The Supreme Court today issued notice on a writ petition seeking a ban on political parties which use names and symbols of religions.

A Bench comprising of Justice MR Shah and Justice Krishna Murari issued notice returnable on October 18, on a PIL filed by Syed Waseem Rizvi (Jitendra Narayan Singh Tyagi) seeking to enforce the mandate of Sections 29A, 123(3) and 123(3A) of the Representation of People Act, 1951 which prohibit luring of the voters on the ground of their religion. The Bench also directed the Petitioner to implead such political parties as Respondents.

Senior Advocate Gaurav Bhatia appearing for the Petitioner submitted that two recognized state parties have the word "Muslim" in their name. He also told the Court that some parties have a crescent moon and stars on their official flags. He told the Court that the petition contains a list of parties with religious names.

He submitted that as per the judgment of the Court in S R Bommai v Union of India, secularism is part of the basic feature of the Constitution and that political parties cannot have names with religious connotations.

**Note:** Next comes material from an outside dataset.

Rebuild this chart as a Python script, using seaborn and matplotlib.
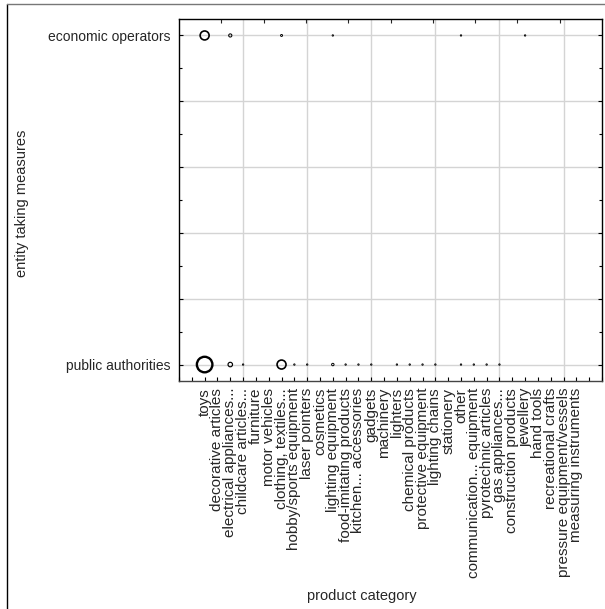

On a query by the Bench as to whether the bar will apply to political parties under Section 123 of the Representation of People Act since the parties are not running for election, Bhatia said that if a candidate of a party with a religious name seeks votes, he will be violating the Act and the principles of secularism.

The Bench cited the example of the Indian Union Muslim League, a political party in Kerala with members in the Parliament and the state assembly while posing questions to the Petitioner. Its flag contains the crescent moon and star, an Islamic religious symbol.